Горные скалы прозы и озера поэзии: о книге Джона Рёскина
Джон Рёскин (или, правильнее, Раскин, 1819–1900) знаком часто даже тем, кто не занимался искусство специально. Кто-то слышал о нем как исповеднике и проповеднике религии красоты, кто-то – как о первом искусствоведе, взглянувшем на музеи и коллекции не со стороны знатока-профессионала, а со стороны зрителя. Рёскин поэтому представляется то джентльменом с богатым воображением, то увлеченным путешественником со вкусом к прекрасным впечатлениям, то поэтом мимолетных высоких удовольствий, то собирателем искусства для всех: не все могут позволить себе собрать художественную коллекцию, но все могут купить несколько книг, альбомов или хотя бы репродукций. Из всех этих характеристик Рёскина верна лишь последняя – Рёскин действительно верный продолжатель британского духа: если лондонские аристократы XVIII века, совершая «большой тур» в Италию, могли себе позволить привезти Каналетто, целые живописные полотна как сувениры, то городские труженики ΧΙΧ века даже если и отправлялись в путешествие, то могли себе позволить разве недорогие достопамятные вещи.

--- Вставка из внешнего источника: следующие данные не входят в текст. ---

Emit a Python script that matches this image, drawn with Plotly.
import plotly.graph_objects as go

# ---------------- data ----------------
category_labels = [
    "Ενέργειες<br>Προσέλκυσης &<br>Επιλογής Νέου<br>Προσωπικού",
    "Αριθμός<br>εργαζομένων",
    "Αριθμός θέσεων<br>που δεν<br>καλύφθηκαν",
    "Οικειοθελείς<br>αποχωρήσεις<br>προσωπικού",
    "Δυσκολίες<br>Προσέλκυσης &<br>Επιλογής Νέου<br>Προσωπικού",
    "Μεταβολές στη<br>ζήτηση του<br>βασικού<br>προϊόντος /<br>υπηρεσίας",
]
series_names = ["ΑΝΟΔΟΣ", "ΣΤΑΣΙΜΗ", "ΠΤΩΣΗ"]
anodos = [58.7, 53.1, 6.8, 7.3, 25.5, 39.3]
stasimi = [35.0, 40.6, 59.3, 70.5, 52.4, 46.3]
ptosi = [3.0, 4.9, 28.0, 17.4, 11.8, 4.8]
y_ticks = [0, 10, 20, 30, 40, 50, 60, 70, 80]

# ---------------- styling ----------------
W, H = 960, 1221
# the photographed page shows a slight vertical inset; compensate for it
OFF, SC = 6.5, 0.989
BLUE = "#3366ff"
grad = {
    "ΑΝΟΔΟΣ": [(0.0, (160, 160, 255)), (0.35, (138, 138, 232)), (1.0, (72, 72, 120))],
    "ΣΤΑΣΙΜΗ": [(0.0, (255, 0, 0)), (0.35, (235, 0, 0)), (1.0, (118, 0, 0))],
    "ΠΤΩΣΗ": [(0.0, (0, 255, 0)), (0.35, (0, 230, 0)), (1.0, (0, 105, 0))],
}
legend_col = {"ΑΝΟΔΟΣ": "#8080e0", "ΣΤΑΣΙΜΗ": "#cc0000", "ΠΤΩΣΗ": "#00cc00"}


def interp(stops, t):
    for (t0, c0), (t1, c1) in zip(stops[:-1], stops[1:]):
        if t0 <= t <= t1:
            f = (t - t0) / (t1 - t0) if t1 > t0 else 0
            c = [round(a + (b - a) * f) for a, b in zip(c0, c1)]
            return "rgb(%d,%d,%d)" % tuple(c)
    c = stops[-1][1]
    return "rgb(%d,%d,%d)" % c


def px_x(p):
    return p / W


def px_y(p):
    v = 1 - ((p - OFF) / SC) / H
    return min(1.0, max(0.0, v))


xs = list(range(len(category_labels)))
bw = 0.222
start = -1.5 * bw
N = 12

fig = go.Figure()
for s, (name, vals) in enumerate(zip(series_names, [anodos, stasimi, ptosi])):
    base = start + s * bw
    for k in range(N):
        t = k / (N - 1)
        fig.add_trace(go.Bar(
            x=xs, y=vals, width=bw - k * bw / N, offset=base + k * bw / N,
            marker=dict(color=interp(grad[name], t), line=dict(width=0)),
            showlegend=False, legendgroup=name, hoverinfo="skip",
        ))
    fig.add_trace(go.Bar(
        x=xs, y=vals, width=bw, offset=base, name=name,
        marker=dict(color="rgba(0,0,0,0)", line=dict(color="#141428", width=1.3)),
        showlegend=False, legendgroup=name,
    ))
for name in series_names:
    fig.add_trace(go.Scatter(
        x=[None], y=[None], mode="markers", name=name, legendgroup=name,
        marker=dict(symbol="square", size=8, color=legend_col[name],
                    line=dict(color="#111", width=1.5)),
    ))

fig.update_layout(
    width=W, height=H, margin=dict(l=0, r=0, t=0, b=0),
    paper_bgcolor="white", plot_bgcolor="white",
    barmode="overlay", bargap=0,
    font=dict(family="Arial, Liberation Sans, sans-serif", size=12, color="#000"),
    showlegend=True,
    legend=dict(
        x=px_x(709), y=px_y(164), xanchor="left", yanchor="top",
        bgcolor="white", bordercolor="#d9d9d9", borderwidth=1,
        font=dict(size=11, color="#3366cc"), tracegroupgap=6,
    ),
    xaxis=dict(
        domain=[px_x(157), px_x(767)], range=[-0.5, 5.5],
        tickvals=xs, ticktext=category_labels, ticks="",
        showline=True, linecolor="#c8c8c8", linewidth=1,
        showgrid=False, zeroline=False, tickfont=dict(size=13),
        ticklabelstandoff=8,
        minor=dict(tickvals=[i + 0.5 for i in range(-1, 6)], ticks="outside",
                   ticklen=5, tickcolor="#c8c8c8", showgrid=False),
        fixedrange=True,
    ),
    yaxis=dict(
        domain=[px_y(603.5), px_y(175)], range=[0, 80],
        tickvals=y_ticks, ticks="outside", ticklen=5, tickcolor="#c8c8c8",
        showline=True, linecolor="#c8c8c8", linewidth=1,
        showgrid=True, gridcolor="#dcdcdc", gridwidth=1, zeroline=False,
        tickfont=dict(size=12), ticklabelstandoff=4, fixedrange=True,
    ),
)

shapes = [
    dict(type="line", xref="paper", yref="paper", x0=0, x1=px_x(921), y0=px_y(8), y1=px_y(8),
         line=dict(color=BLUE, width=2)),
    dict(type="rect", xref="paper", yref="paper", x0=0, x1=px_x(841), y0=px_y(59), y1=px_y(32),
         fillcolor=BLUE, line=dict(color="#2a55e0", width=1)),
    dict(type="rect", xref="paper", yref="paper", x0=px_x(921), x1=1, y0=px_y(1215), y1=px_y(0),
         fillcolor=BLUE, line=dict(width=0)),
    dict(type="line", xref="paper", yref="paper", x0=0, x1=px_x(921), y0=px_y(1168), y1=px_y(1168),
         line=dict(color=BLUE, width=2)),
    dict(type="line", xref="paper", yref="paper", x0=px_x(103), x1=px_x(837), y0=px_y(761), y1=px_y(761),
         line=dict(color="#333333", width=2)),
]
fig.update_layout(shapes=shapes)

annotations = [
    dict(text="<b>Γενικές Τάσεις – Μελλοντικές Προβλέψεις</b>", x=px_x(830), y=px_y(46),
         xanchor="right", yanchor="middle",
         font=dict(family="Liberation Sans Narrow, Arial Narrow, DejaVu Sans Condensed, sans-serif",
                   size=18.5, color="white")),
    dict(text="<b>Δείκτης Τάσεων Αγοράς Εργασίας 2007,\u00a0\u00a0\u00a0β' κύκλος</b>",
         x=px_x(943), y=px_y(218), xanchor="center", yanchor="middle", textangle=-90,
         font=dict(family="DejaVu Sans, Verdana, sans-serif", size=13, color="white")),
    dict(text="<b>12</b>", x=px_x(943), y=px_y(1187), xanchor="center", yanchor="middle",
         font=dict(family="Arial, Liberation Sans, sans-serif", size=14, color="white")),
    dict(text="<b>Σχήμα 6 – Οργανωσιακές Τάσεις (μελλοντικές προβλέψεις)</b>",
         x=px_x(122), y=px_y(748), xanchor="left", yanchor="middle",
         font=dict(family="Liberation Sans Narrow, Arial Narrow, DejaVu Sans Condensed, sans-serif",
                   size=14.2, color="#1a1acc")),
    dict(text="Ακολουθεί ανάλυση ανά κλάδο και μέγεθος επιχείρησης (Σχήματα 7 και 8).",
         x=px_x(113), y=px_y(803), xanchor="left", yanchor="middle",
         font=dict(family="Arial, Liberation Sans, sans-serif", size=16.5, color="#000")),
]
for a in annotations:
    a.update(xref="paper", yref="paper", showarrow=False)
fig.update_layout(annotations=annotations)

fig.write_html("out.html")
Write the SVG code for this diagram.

На самом деле Рёскин, даже когда мечтал о возрождении тонких ремесел, о широком распространении художественного вкуса, об изысканности повседневной жизни, никогда не считал, что перед ним и его слушателями стоит вопрос о поклонении красоте. Хотя карикатурно ему и приписывали религию красоты, он всегда говорил о другом: о строгости красоты. Красота спасительна, по Рёскину, лишь в одном смысле – она позволяет сохранять самообладание: даже в самых страстных увлечениях, раздирающих душу, дробящих мысль, – красота вдруг подкупает своей определенностью, цельностью и несомненностью. Да, красота манит и даже преследует, но точно так же она просто дает о себе знать, просто выдает себя – что вот в этом месте уже нет и не будет уродства. И чтобы понять, как Рёскин открыл эту точную красоту вместо былых соблазнов и неопределенных восторгов, надо сказать, кто он такой.
Рёскин был сыном шотландского торговца хересом. В Шотландии, как и в Англии, аристократия была только крупнопоместная, но она была клановой, каждый клан (само это слово кельтское) или дом имел свой тартан (клетчатый узор) и мелодию для волынки. Происхождение кланов сейчас легко представить всем, кто смотрит «Игру престолов»: упадок старой графской аристократии к XIII веку привел к тому, что власть перешла к молодым баронам, легко объединявшимся с отверженными отпрысками родов и угнетенным населением, чтобы создать новую систему управления. Именно в этой системе оказывались важны торговцы: они были своеобразными дипломатами, посредниками между кланами, создателями нового коммерческого языка и законодателями мод. Рёскин и был дипломатом в области искусствоведения, только создавал он не язык коммерческих сделок, а язык понимания природы как главного богатства мироздания.
Херес, он же «шерри» в английском произношении, появился в Испании благодаря Альфонсу Мудрому – этот король создавал не просто новую армию, а новую страну, которая должна была отличаться от краев, где господствовали арабы: для этого монарх повелел солдатам пить такое вино в обязательном порядке, чтобы не быть похожими на мусульман, и поить им коней, считая, что тогда они будут достаточно яростны в ближнем бою. Да, часто новое вино создает новое устройство общества. Но примерно с XV в. британцы становятся главными импортерами хереса, более того, устанавливают собственные правила производства в испанской провинции. Тем самым херес становится не только первым вином-«паспортом», но и первым вином – «денежной единицей»: стандартом, продуманным и проверенным. Во времена Елизаветы бутылка хереса стала постоянно растущей в цене денежной единицей, как тюльпан в Голландии, соболиная шкура в России или биткоин в современном мире. Пираты нападали на корабли, везшие херес в разные концы света, поспешно доставляли бочки в Лондон и наживались на краденом, создавая первые сверхкапиталы. Так что торговля хересом – это вовсе не торговля каким-то продуктом, вроде сыра или хлеба, но торговля финансовыми активами; и хересная лавка – самое простодушное финансовое учреждение.